What to do: Retype every line from the start of the entries below down to the line with "(413,582) -- cycle;", both ends included; skip the pictures.

Figure scripts:

·····

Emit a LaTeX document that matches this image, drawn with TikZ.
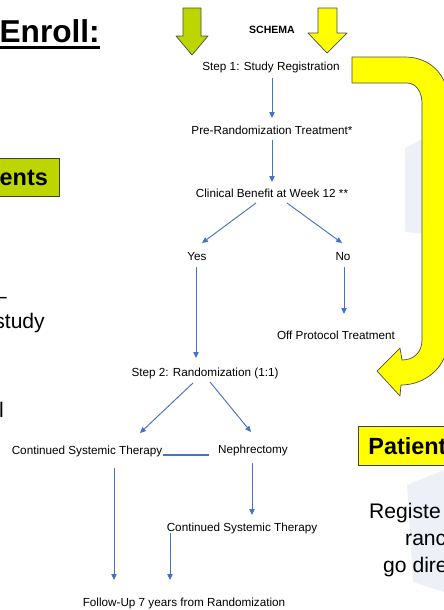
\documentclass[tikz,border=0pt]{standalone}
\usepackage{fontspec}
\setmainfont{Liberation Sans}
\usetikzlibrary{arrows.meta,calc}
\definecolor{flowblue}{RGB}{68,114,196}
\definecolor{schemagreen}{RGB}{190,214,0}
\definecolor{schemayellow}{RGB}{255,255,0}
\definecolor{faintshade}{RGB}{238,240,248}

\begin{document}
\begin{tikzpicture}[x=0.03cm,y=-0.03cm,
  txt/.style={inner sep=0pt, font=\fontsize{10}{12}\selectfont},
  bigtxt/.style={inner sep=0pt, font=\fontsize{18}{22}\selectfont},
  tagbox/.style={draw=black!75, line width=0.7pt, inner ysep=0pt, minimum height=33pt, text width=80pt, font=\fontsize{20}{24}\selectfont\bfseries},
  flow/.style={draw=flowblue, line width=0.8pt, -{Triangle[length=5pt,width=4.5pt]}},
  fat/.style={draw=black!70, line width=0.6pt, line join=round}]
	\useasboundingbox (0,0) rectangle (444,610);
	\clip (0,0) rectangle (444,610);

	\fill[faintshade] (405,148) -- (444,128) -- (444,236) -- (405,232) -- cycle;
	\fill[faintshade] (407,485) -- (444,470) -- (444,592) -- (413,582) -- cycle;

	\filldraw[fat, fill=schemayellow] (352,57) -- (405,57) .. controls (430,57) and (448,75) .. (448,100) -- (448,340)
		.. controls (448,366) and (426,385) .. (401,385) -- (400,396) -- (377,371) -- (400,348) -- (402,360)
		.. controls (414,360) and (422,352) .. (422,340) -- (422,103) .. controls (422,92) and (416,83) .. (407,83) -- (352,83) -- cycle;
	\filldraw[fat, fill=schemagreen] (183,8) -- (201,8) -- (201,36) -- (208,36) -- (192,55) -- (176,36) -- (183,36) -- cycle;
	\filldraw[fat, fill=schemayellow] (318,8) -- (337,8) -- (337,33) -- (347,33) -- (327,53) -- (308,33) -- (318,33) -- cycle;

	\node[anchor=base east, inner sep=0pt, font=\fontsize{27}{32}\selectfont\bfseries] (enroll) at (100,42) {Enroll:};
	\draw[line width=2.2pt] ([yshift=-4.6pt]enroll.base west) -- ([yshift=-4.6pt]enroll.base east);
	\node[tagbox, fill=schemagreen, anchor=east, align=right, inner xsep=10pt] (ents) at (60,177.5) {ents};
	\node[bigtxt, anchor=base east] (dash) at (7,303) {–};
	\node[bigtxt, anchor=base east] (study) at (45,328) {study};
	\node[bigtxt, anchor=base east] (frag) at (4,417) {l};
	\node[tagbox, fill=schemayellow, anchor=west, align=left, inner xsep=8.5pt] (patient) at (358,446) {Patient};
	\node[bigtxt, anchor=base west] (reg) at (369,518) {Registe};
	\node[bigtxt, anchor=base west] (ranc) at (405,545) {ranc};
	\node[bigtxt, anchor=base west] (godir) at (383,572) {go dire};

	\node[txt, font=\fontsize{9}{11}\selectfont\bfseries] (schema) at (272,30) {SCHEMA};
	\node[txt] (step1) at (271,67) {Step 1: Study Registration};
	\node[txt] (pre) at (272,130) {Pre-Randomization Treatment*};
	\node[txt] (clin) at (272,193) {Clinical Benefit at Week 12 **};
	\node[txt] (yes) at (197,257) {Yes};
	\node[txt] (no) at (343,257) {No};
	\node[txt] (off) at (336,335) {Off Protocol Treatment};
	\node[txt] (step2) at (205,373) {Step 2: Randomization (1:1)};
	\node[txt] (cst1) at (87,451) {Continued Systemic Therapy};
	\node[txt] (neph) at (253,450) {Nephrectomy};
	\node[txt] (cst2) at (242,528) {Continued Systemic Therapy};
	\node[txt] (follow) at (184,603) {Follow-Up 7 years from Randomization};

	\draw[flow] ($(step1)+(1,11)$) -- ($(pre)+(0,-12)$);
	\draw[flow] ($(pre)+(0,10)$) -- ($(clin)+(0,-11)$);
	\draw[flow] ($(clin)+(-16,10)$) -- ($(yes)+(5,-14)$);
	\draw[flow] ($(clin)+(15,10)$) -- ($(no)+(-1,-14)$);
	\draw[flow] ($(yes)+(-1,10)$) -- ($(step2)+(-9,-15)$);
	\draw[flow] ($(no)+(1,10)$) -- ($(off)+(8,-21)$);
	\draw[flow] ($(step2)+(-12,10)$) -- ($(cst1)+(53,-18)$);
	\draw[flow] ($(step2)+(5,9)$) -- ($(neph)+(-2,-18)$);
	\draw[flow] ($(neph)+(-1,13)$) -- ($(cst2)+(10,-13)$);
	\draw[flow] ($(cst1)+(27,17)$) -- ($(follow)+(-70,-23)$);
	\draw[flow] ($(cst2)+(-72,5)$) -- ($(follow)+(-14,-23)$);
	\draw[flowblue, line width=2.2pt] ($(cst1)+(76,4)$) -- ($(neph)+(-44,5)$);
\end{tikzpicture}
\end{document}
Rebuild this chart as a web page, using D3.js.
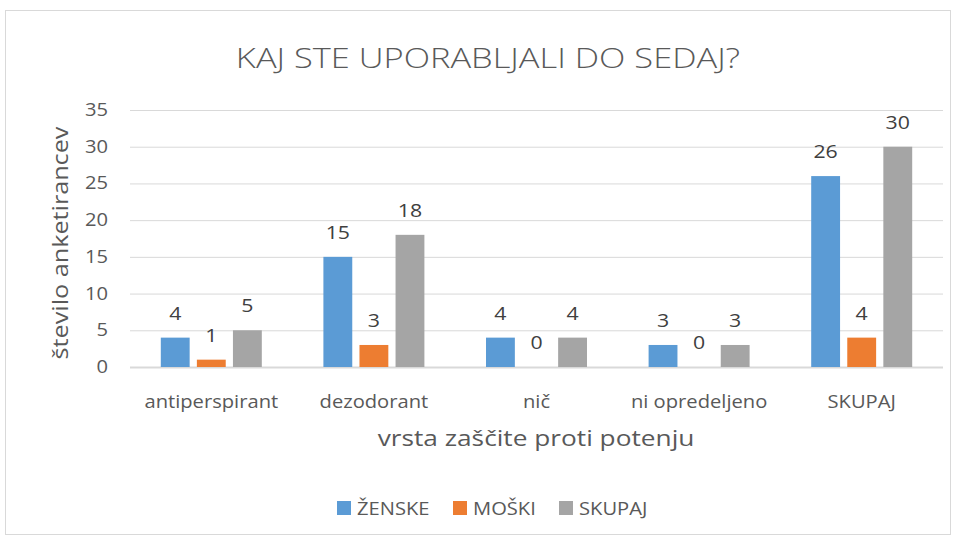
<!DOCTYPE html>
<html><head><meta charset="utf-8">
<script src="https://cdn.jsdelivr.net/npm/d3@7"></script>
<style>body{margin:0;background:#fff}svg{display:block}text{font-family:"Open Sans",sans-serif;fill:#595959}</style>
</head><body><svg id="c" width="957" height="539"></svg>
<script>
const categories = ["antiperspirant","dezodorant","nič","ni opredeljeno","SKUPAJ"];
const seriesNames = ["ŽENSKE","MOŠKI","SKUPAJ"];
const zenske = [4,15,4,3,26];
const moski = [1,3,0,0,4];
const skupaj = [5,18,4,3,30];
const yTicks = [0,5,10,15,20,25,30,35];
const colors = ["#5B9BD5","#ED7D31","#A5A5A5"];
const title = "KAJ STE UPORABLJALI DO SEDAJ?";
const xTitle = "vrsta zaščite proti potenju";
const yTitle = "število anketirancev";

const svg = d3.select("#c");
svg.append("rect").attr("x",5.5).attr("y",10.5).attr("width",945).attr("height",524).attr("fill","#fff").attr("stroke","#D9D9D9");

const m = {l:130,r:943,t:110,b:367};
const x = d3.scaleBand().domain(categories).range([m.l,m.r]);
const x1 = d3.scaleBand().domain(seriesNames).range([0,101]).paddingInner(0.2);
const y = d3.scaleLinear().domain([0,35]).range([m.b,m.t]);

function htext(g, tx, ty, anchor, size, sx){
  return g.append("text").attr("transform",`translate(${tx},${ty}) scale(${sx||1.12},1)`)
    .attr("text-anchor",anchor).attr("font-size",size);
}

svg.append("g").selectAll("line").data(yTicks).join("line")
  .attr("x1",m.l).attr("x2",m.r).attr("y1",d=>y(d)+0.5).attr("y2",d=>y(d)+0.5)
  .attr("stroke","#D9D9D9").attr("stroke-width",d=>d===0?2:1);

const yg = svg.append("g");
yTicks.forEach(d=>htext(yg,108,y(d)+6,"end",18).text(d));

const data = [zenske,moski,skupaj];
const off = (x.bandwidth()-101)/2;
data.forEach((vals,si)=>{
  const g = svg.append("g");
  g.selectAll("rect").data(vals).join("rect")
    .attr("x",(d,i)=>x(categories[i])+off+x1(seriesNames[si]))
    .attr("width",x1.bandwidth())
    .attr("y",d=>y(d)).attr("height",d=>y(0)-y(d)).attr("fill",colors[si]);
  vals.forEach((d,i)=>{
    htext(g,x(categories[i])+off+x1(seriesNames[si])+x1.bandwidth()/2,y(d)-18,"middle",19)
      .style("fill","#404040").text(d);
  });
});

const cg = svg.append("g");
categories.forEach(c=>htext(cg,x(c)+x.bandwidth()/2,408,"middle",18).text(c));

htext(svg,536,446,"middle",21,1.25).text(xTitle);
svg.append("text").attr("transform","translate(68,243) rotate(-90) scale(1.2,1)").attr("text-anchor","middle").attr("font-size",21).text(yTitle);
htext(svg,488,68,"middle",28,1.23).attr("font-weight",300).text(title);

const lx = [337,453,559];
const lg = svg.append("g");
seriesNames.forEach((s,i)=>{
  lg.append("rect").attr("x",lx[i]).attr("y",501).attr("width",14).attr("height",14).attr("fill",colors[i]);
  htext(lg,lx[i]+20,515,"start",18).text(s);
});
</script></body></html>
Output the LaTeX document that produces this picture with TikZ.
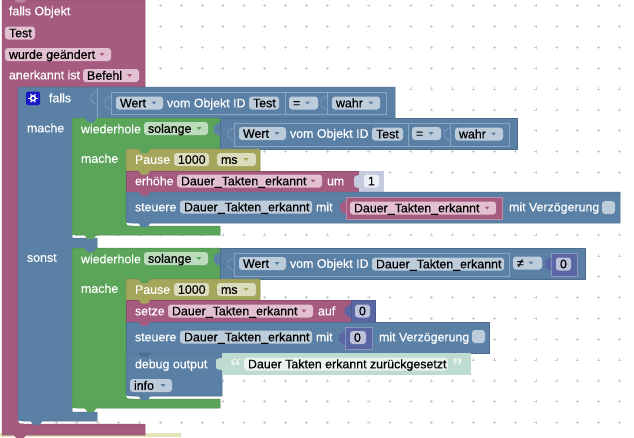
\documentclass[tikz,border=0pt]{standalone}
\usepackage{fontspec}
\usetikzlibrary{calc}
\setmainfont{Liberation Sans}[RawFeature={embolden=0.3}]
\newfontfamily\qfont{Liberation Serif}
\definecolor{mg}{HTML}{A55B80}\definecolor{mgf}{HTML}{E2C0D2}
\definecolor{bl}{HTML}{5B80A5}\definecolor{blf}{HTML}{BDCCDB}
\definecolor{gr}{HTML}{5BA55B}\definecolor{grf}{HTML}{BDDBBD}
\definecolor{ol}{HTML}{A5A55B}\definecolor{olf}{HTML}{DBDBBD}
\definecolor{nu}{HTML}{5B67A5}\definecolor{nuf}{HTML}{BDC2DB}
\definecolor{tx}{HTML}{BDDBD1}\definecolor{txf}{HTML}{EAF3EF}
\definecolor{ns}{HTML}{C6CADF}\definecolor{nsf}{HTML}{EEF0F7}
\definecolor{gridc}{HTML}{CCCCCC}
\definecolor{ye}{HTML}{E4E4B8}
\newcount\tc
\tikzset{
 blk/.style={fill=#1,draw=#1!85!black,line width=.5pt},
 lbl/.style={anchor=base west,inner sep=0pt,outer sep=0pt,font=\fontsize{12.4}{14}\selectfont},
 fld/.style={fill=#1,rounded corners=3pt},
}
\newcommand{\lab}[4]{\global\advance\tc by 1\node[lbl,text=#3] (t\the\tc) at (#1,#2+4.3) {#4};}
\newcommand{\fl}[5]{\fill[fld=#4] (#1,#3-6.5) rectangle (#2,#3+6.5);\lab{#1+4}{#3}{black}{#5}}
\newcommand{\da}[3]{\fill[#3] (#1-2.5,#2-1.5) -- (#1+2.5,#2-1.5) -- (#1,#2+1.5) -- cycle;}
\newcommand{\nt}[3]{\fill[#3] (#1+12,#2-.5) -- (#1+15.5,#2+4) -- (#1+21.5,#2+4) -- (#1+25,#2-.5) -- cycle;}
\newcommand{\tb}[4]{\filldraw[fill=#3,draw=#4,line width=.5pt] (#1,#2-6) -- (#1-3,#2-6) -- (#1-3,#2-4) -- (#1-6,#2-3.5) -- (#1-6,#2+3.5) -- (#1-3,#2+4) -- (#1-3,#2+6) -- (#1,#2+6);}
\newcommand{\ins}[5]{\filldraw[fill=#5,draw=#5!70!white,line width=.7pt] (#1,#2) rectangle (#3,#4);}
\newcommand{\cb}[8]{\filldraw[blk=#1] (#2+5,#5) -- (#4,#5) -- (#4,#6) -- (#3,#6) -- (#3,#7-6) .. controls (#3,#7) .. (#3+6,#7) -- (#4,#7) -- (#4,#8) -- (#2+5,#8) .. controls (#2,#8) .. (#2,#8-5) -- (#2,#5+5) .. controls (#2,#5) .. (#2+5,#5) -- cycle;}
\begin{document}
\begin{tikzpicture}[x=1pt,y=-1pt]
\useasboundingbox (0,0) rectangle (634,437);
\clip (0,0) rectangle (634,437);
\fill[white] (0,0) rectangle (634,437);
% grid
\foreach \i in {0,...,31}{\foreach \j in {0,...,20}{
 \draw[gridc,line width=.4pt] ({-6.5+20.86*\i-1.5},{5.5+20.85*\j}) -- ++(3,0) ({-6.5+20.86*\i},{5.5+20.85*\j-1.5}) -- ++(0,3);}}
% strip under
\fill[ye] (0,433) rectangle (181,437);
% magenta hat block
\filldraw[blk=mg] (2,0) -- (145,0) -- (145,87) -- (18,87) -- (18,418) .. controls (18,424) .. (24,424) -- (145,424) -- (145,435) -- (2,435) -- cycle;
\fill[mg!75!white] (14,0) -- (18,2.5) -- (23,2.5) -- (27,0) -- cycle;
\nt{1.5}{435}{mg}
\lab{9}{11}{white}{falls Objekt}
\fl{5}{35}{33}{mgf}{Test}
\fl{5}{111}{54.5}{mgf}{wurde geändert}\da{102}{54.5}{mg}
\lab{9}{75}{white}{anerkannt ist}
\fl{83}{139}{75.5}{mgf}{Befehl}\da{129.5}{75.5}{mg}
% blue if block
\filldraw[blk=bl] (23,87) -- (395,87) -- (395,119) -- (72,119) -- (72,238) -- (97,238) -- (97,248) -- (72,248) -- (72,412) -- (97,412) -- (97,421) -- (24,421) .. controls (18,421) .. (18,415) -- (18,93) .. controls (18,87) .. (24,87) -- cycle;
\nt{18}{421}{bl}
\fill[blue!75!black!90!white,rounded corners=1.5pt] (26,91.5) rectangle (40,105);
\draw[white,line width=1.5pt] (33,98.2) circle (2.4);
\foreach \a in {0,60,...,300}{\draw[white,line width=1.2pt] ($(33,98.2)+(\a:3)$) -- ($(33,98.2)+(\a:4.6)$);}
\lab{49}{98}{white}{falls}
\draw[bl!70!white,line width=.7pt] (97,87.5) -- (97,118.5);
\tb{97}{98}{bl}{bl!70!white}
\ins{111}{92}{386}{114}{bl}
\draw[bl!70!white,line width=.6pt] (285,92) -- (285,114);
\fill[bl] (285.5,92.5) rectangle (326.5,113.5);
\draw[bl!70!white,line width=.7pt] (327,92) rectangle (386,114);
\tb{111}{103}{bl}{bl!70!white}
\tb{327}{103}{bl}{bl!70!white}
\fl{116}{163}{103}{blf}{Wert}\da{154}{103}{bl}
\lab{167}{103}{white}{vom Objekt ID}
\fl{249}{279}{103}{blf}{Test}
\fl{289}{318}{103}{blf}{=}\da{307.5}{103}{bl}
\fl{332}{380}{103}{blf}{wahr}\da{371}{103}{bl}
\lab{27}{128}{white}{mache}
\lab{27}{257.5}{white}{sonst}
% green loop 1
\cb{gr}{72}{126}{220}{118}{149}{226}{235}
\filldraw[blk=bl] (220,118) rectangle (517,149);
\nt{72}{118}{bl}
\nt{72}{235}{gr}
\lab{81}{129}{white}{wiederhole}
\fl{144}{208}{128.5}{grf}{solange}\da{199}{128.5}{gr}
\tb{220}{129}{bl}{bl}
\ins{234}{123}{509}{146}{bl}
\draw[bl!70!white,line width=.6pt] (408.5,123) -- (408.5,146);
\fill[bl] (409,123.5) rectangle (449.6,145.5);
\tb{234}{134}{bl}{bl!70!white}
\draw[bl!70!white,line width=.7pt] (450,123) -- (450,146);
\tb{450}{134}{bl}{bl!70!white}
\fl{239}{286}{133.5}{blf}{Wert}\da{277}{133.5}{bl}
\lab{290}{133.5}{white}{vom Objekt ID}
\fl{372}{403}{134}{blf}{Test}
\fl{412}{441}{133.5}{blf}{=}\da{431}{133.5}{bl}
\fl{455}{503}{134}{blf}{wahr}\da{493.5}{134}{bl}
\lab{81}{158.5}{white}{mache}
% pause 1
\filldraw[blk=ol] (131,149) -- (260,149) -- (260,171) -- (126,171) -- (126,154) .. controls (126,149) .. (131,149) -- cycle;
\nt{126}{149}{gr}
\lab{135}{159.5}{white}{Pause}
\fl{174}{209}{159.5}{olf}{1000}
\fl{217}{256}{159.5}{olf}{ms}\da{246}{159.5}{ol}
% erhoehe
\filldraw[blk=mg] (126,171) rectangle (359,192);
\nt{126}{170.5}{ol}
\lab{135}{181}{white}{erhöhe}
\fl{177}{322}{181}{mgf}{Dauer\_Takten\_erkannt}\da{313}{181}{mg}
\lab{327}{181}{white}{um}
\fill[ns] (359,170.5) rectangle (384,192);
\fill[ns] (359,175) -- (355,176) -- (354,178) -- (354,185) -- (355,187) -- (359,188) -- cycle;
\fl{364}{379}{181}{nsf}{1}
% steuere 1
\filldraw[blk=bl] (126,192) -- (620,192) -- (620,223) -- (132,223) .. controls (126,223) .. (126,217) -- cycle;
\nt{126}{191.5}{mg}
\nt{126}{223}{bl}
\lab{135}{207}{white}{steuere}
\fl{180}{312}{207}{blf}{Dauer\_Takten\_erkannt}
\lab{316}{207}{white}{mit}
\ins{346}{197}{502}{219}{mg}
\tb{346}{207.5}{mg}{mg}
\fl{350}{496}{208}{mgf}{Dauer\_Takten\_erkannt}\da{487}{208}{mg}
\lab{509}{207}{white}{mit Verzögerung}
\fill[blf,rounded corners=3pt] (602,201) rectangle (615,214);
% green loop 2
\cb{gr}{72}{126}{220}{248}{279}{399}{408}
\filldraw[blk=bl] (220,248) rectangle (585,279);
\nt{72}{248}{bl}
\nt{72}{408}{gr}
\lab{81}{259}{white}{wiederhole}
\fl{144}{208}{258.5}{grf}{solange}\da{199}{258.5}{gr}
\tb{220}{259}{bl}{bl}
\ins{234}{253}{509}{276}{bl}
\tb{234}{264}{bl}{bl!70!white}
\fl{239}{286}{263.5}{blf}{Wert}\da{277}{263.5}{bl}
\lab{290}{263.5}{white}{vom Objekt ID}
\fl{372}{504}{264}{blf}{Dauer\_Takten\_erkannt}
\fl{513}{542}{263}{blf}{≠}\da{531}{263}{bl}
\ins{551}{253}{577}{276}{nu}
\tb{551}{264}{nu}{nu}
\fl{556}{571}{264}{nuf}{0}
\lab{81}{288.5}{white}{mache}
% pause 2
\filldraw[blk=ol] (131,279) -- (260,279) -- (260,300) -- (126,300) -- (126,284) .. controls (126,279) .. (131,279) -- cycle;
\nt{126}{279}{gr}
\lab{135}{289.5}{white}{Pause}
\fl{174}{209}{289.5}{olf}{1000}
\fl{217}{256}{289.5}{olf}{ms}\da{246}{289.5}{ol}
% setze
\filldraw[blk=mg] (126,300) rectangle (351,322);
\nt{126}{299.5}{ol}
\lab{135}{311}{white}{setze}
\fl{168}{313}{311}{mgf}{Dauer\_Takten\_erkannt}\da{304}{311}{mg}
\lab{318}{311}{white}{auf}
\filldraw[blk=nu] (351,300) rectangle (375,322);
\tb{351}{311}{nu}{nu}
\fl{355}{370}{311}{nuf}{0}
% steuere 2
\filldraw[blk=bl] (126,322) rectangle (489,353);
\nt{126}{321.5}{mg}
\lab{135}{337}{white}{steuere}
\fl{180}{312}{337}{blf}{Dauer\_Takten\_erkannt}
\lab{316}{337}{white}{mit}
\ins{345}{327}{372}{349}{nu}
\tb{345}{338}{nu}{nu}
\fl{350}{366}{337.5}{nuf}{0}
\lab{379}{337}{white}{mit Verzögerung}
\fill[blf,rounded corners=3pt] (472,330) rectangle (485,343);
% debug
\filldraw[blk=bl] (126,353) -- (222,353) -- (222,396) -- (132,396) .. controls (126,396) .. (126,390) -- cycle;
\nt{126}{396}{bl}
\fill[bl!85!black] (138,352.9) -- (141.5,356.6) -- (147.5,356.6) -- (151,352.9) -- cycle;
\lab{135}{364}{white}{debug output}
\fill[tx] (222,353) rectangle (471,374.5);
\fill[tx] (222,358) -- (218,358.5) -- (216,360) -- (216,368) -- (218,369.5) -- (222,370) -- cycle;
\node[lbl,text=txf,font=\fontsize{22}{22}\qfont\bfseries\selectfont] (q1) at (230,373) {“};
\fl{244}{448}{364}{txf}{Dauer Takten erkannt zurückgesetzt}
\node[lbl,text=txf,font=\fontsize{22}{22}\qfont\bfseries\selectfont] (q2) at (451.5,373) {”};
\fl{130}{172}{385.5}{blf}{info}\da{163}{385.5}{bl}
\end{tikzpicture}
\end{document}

·····

Correct output:
Emit a LaTeX document that matches this image, drawn with TikZ.
\documentclass[tikz,border=0pt]{standalone}
\usepackage{fontspec}
\setmainfont{Liberation Sans}
\usetikzlibrary{arrows.meta,calc}
\definecolor{flowblue}{RGB}{68,114,196}
\definecolor{schemagreen}{RGB}{190,214,0}
\definecolor{schemayellow}{RGB}{255,255,0}
\definecolor{faintshade}{RGB}{238,240,248}

\begin{document}
\begin{tikzpicture}[x=0.03cm,y=-0.03cm,
  txt/.style={inner sep=0pt, font=\fontsize{10}{12}\selectfont},
  bigtxt/.style={inner sep=0pt, font=\fontsize{18}{22}\selectfont},
  tagbox/.style={draw=black!75, line width=0.7pt, inner ysep=0pt, minimum height=33pt, text width=80pt, font=\fontsize{20}{24}\selectfont\bfseries},
  flow/.style={draw=flowblue, line width=0.8pt, -{Triangle[length=5pt,width=4.5pt]}},
  fat/.style={draw=black!70, line width=0.6pt, line join=round}]
	\useasboundingbox (0,0) rectangle (444,610);
	\clip (0,0) rectangle (444,610);

	\fill[faintshade] (405,148) -- (444,128) -- (444,236) -- (405,232) -- cycle;
	\fill[faintshade] (407,485) -- (444,470) -- (444,592) -- (413,582) -- cycle;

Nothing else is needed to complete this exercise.